Below are entries. Give back exactly the lines from the one containing "Rebuild this chart" through the one containing "y_title = ['Average", inclusive, without the pictures.

(begin)

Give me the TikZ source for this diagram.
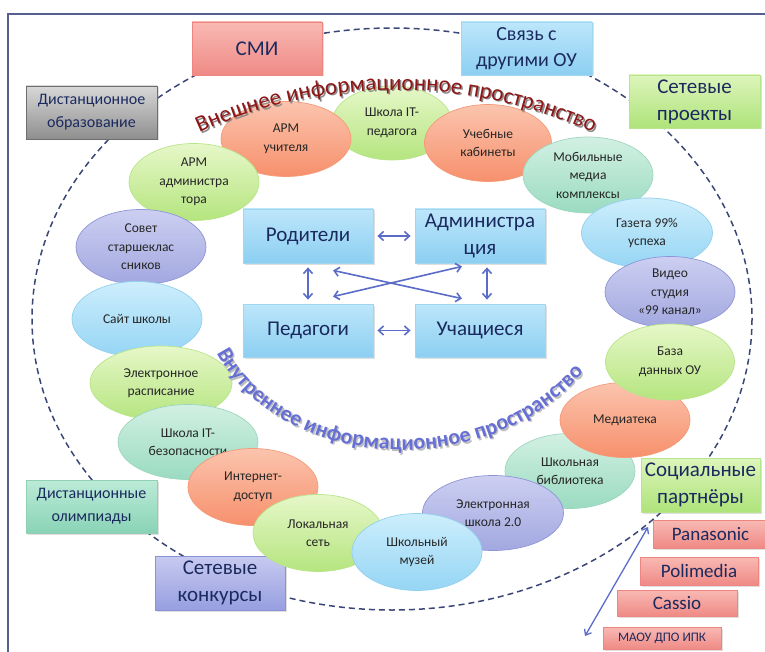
\documentclass[tikz,border=0pt]{standalone}
\usepackage{fontspec}
\setmainfont{Carlito}
\usetikzlibrary{arrows.meta, positioning, shapes.geometric, shadows, decorations.text}
\definecolor{navytext}{HTML}{1B2A5E}
\definecolor{frameblue}{HTML}{56608F}
\definecolor{dashblue}{HTML}{3A4675}
\definecolor{arrowblue}{HTML}{5B6CC8}
\definecolor{outerred}{HTML}{8E1616}
\definecolor{innerblue}{HTML}{6670D4}
% box fills
\definecolor{redtop}{HTML}{F9B9B4}\definecolor{redbot}{HTML}{EF8A85}\definecolor{redbd}{HTML}{EE8580}
\definecolor{bluetop}{HTML}{BDE6FB}\definecolor{bluebot}{HTML}{8CCFF1}\definecolor{bluebd}{HTML}{A0D6F0}
\definecolor{greentop}{HTML}{DDF5BB}\definecolor{greenbot}{HTML}{AEE37A}\definecolor{greenbd}{HTML}{B9E48E}
\definecolor{graytop}{HTML}{D8D8D8}\definecolor{graybot}{HTML}{8E8E8E}\definecolor{graybd}{HTML}{6E6E6E}
\definecolor{minttop}{HTML}{BCEBD8}\definecolor{mintbot}{HTML}{89D3B6}\definecolor{mintbd}{HTML}{8FD0B6}
\definecolor{lavtop}{HTML}{C7CAF0}\definecolor{lavbot}{HTML}{979EE0}\definecolor{lavbd}{HTML}{8A91D4}
% bubble fills
\definecolor{ortop}{HTML}{FBC4AE}\definecolor{orbot}{HTML}{F7906C}\definecolor{orbd}{HTML}{F59A78}
\definecolor{grtop}{HTML}{E6F7C8}\definecolor{grbot}{HTML}{B5E57F}\definecolor{grbd}{HTML}{B8E58A}
\definecolor{mntop}{HTML}{D2F0E3}\definecolor{mnbot}{HTML}{9ADBC1}\definecolor{mnbd}{HTML}{9DD6BF}
\definecolor{lbtop}{HTML}{CDEEFC}\definecolor{lbbot}{HTML}{95D5F4}\definecolor{lbbd}{HTML}{93D0EE}
\definecolor{lvtop}{HTML}{CCCFF1}\definecolor{lvbot}{HTML}{A2A8E0}\definecolor{lvbd}{HTML}{8E95D6}
\newcommand{\boxfont}{\fontsize{21}{27}\selectfont}
\newcommand{\midboxfont}{\fontsize{20}{26}\selectfont}
\newcommand{\smallboxfont}{\fontsize{16}{23}\selectfont}
\newcommand{\brandfont}{\fontsize{19}{19}\selectfont}

\begin{document}
\begin{tikzpicture}[x=1pt, y=-1pt, >=Stealth,
    box/.style={rectangle, align=center, inner sep=0pt, text=navytext, line width=0.8pt,
        drop shadow={opacity=0.25, shadow xshift=1.5pt, shadow yshift=-1.5pt}},
    redbox/.style={box, draw=redbd, top color=redtop, bottom color=redbot},
    bluebox/.style={box, draw=bluebd, top color=bluetop, bottom color=bluebot},
    greenbox/.style={box, draw=greenbd, top color=greentop, bottom color=greenbot},
    graybox/.style={box, draw=graybd, top color=graytop, bottom color=graybot},
    mintbox/.style={box, draw=mintbd, top color=minttop, bottom color=mintbot},
    lavbox/.style={box, draw=lavbd, top color=lavtop, bottom color=lavbot},
    bubble/.style={ellipse, inner sep=0pt, align=center, line width=0.7pt, text=black!85,
        font=\fontsize{13.5}{18.5}\selectfont},
    orangeb/.style={bubble, draw=orbd, top color=ortop, bottom color=orbot},
    greenb/.style={bubble, draw=grbd, top color=grtop, bottom color=grbot},
    mintb/.style={bubble, draw=mnbd, top color=mntop, bottom color=mnbot},
    blueb/.style={bubble, draw=lbbd, top color=lbtop, bottom color=lbbot},
    lavb/.style={bubble, draw=lvbd, top color=lvtop, bottom color=lvbot},
    biarrow/.style={{Straight Barb[length=5pt,width=9pt]}-{Straight Barb[length=5pt,width=9pt]},
        arrowblue, line width=1.6pt, shorten <=4pt, shorten >=4pt}]
    \useasboundingbox (0,0) rectangle (765,652);

    % Frame
    \draw[frameblue, line width=2pt] (8,665) -- (8,14) -- (775,14);

    % Outer dashed ring
    \draw[dashblue, line width=1.5pt, dash pattern=on 6pt off 4pt] (392,319) ellipse [x radius=360, y radius=291];

    % Outer boxes
    \node[redbox, minimum width=130, minimum height=53, font=\boxfont] (smi) at (257,48.5) {СМИ};
    \node[bluebox, minimum width=131, minimum height=53, font=\midboxfont] (svyaz) at (526.5,48.5) {Связь с\\другими ОУ};
    \node[greenbox, minimum width=131, minimum height=53, font=\boxfont] (proekty) at (694.5,101.5) {Сетевые\\проекты};
    \node[graybox, minimum width=131, minimum height=53, font=\smallboxfont] (distobr) at (91.5,112.5) {Дистанционное\\образование};
    \node[mintbox, minimum width=131, minimum height=53, font=\smallboxfont] (olymp) at (91.5,506.5) {Дистанционные\\олимпиады};
    \node[lavbox, minimum width=130, minimum height=54, font=\boxfont] (konkurs) at (220,583) {Сетевые\\конкурсы};
    \node[greenbox, minimum width=119, minimum height=54, font=\boxfont] (partners) at (700.5,485) {Социальные\\партнёры};
    \node[redbox, minimum width=115, minimum height=28, font=\brandfont] (panasonic) at (710.5,534) {Panasonic};
    \node[redbox, minimum width=118, minimum height=28, font=\brandfont] (polimedia) at (699,571) {Polimedia};
    \node[redbox, minimum width=120, minimum height=26, font=\brandfont] (cassio) at (677,603) {Cassio};
    \node[redbox, minimum width=118, minimum height=22, font=\fontsize{13}{13}\selectfont] (maou) at (662,638) {МАОУ ДПО ИПК};

    % Ring of bubbles
    \foreach \nm/\px/\py/\w/\h/\col/\txt in {
        itped/392/123/120/74/greenb/{Школа IT-\\педагога},
        armuch/286/139/130/75/orangeb/{АРМ\\учителя},
        armadm/194/182/130/77/greenb/{АРМ\\администра\\тора},
        sovet/141/247/130/75/lavb/{Совет\\старшеклас\\сников},
        sait/137/319/130/75/blueb/{Сайт школы},
        raspis/161/383/142/74/greenb/{Электронное\\расписание},
        itbez/188/442/140/75/mintb/{Школа IT-\\безопасности},
        internet/253/487/130/77/orangeb/{Интернет-\\доступ},
        lokal/318/533/130/77/greenb/{Локальная\\сеть},
        uchkab/488/143/127/77/orangeb/{Учебные\\кабинеты},
        mobil/588/175/130/76/mintb/{Мобильные\\медиа\\комплексы},
        gazeta/647/233/131/70/blueb/{Газета 99\%\\успеха},
        video/670/292/130/71/lavb/{Видео\\студия\\«99 канал»},
        bibl/570/471/130/75/mintb/{Школьная\\библиотека},
        media/625/420/130/75/orangeb/{Медиатека},
        baza/670/362/129/76/greenb/{База\\данных ОУ},
        eshkola/493/513/141/75/lavb/{Электронная\\школа 2.0},
        muzei/417/552/130/77/blueb/{Школьный\\музей}}
        \node[\col, minimum width=\w, minimum height=\h] (\nm) at (\px,\py) {\txt};

    % Centre
    \node[bluebox, minimum width=130, minimum height=54, font=\boxfont] (rod) at (308,236) {Родители};
    \node[bluebox, minimum width=130, minimum height=54, font=\boxfont] (adm) at (480,236) {Администра\\ция};
    \node[bluebox, minimum width=130, minimum height=53, font=\boxfont] (ped) at (308,330.5) {Педагоги};
    \node[bluebox, minimum width=130, minimum height=53, font=\boxfont] (uch) at (480,330.5) {Учащиеся};
    \draw[biarrow] (rod) -- (adm);
    \draw[biarrow] (ped) -- (uch);
    \draw[biarrow] (rod) -- (ped);
    \draw[biarrow] ([xshift=7pt]adm.south) -- ([xshift=7pt]uch.north);
    \draw[biarrow, shorten <=0pt, shorten >=0pt] ([xshift=25pt,yshift=-7pt]rod.south) -- ([xshift=-18pt,yshift=5pt]uch.north);
    \draw[biarrow, shorten <=0pt, shorten >=0pt] ([xshift=25pt,yshift=7pt]ped.north) -- ([xshift=-18pt,yshift=-3pt]adm.south);

    % Partners arrow
    \coordinate (pa) at (648,527);
    \coordinate (pb) at (585,636);
    \draw[arrowblue, line width=1.3pt, {Straight Barb[length=5pt,width=8pt]}-{Straight Barb[length=5pt,width=8pt]}] (pa) -- (pb);

    % Curved titles
    \path[decorate, decoration={text along path, text align=center,
        text={|\fontsize{23}{23}\selectfont\color{black!45}|Внешнее информационное пространство}}]
        (182.3,143.2) .. controls (317.5,74.3) and (477.5,74.3) .. (612.7,143.2);
    \path[decorate, decoration={text along path, text align=center,
        text={|\fontsize{23}{23}\selectfont\color{outerred}|Внешнее информационное пространство}}]
        (180.8,141.7) .. controls (316,72.8) and (476,72.8) .. (611.2,141.7);
    \path[decorate, decoration={text along path, text align=center,
        text={|\fontsize{22}{22}\selectfont\bfseries\color{black!25}|Внутреннее информационное пространство}}]
        (209.5,334.5) .. controls (259.5,475.5) and (501.5,496.5) .. (598.5,356.5);
    \path[decorate, decoration={text along path, text align=center,
        text={|\fontsize{22}{22}\selectfont\bfseries\color{innerblue}|Внутреннее информационное пространство}}]
        (208,333) .. controls (258,474) and (500,495) .. (597,355);
\end{tikzpicture}
\end{document}
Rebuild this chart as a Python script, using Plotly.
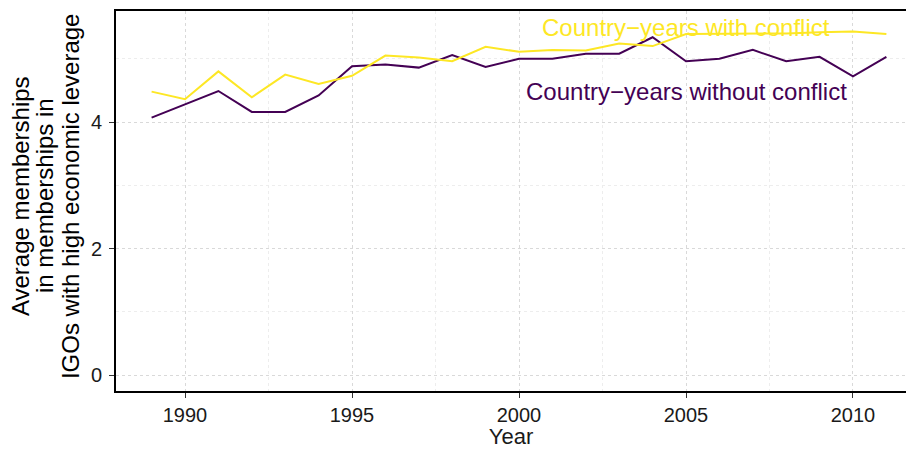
import plotly.graph_objects as go

# Data
years = list(range(1989, 2012))
with_conflict = [4.48, 4.36, 4.80, 4.39, 4.75, 4.60, 4.73, 5.05, 5.02, 4.96, 5.19, 5.11,
                 5.14, 5.13, 5.24, 5.20, 5.39, 5.39, 5.39, 5.40, 5.42, 5.43, 5.39]
without_conflict = [4.07, 4.28, 4.49, 4.16, 4.16, 4.42, 4.88, 4.91, 4.86, 5.06, 4.87, 5.00,
                    5.00, 5.08, 5.08, 5.34, 4.96, 5.00, 5.14, 4.96, 5.03, 4.72, 5.03]
x_ticks = [1990, 1995, 2000, 2005, 2010]
y_ticks = [0, 2, 4]
y_title = ['Average memberships', 'in memberships in', 'IGOs with high economic leverage']

purple = '#440154'
yellow = '#FDE725'
font = 'Liberation Sans, Arial, sans-serif'

fig = go.Figure()
fig.add_trace(go.Scatter(x=years, y=without_conflict, mode='lines',
                         line=dict(color=purple, width=2), showlegend=False))
fig.add_trace(go.Scatter(x=years, y=with_conflict, mode='lines',
                         line=dict(color=yellow, width=2), showlegend=False))

# direct labels
fig.add_annotation(x=2005, y=5.50, text='Country\u2212years with conflict', showarrow=False,
                   font=dict(color=yellow, size=24, family=font))
fig.add_annotation(x=2005, y=4.49, text='Country\u2212years without conflict', showarrow=False,
                   font=dict(color=purple, size=24, family=font))

# y axis title, one line per annotation so the spacing matches
for shift, line in zip([-96, -72, -46], y_title):
    fig.add_annotation(xref='paper', yref='paper', x=0, y=0.513, xshift=shift, text=line,
                       textangle=-90, showarrow=False, xanchor='center', yanchor='middle',
                       font=dict(size=24, color='black', family=font))

grid = dict(showgrid=True, gridcolor='#d9d9d9', griddash='dot', gridwidth=1)

# the plot panel runs off the right edge in the original
fig.update_xaxes(range=[1987.934, 2011.587], tickvals=x_ticks, **grid,
                 minor=dict(dtick=2.5, tick0=1987.5, showgrid=True, gridcolor='#ededed', griddash='dot'),
                 showline=True, linecolor='black', linewidth=2, mirror=True,
                 ticks='outside', ticklen=5, tickcolor='#333333', zeroline=False, automargin=False,
                 tickfont=dict(size=20, color='#1a1a1a', family=font),
                 title=dict(text='Year', font=dict(size=22, color='#1a1a1a', family=font), standoff=7))
fig.update_yaxes(range=[-0.253, 5.755], tickvals=y_ticks, **grid,
                 minor=dict(dtick=1, tick0=1, showgrid=True, gridcolor='#ededed', griddash='dot'),
                 showline=True, linecolor='black', linewidth=2,
                 ticks='outside', ticklen=5, tickcolor='#333333', zeroline=False, automargin=False,
                 ticklabelstandoff=3,
                 tickfont=dict(size=20, color='#1a1a1a', family=font))

# page body has an 8px margin, so size the figure to fit inside the window
fig.update_layout(width=898, height=441, plot_bgcolor='white', paper_bgcolor='white',
                  margin=dict(l=108, r=0, t=3, b=58, autoexpand=False), font=dict(family=font))

fig.write_html('out.html')
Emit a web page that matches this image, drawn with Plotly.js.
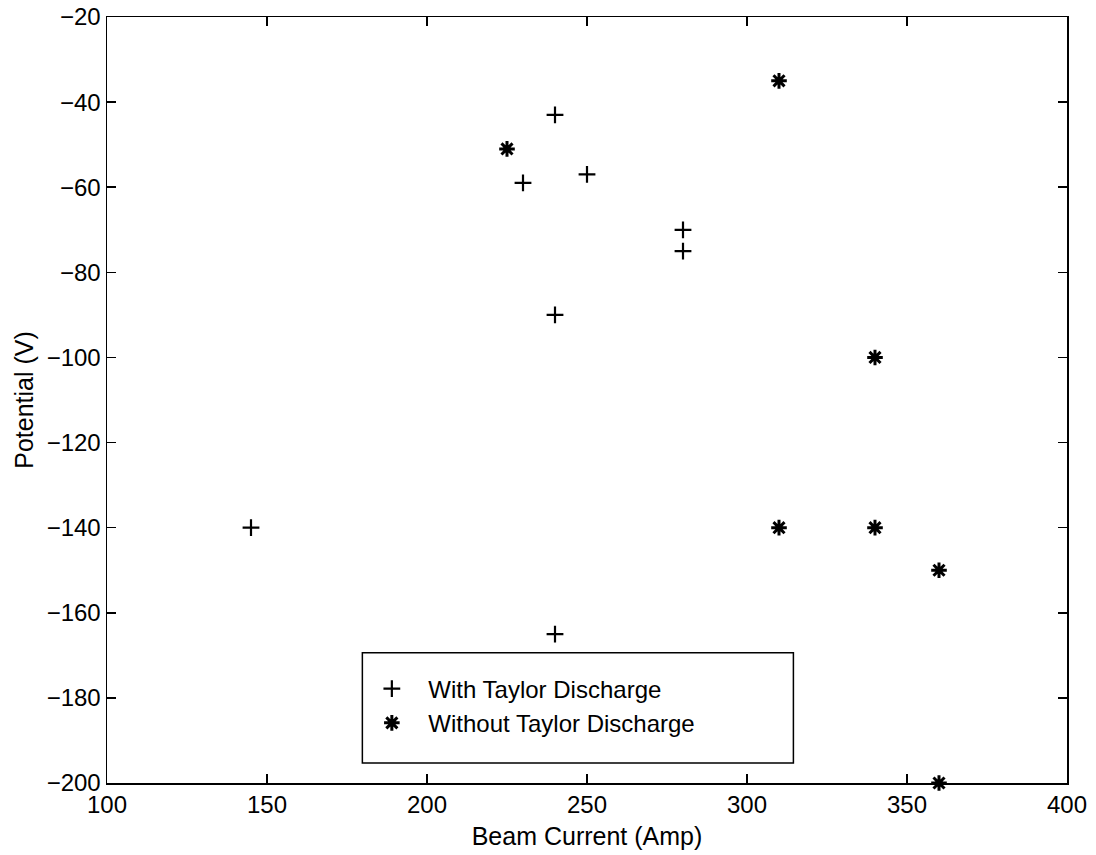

(end)

▸ **Task response**
Rebuild this chart as a Python script, using Plotly.
import plotly.graph_objects as go

# Data
years = list(range(1989, 2012))
with_conflict = [4.48, 4.36, 4.80, 4.39, 4.75, 4.60, 4.73, 5.05, 5.02, 4.96, 5.19, 5.11,
                 5.14, 5.13, 5.24, 5.20, 5.39, 5.39, 5.39, 5.40, 5.42, 5.43, 5.39]
without_conflict = [4.07, 4.28, 4.49, 4.16, 4.16, 4.42, 4.88, 4.91, 4.86, 5.06, 4.87, 5.00,
                    5.00, 5.08, 5.08, 5.34, 4.96, 5.00, 5.14, 4.96, 5.03, 4.72, 5.03]
x_ticks = [1990, 1995, 2000, 2005, 2010]
y_ticks = [0, 2, 4]
y_title = ['Average memberships', 'in memberships in', 'IGOs with high economic leverage']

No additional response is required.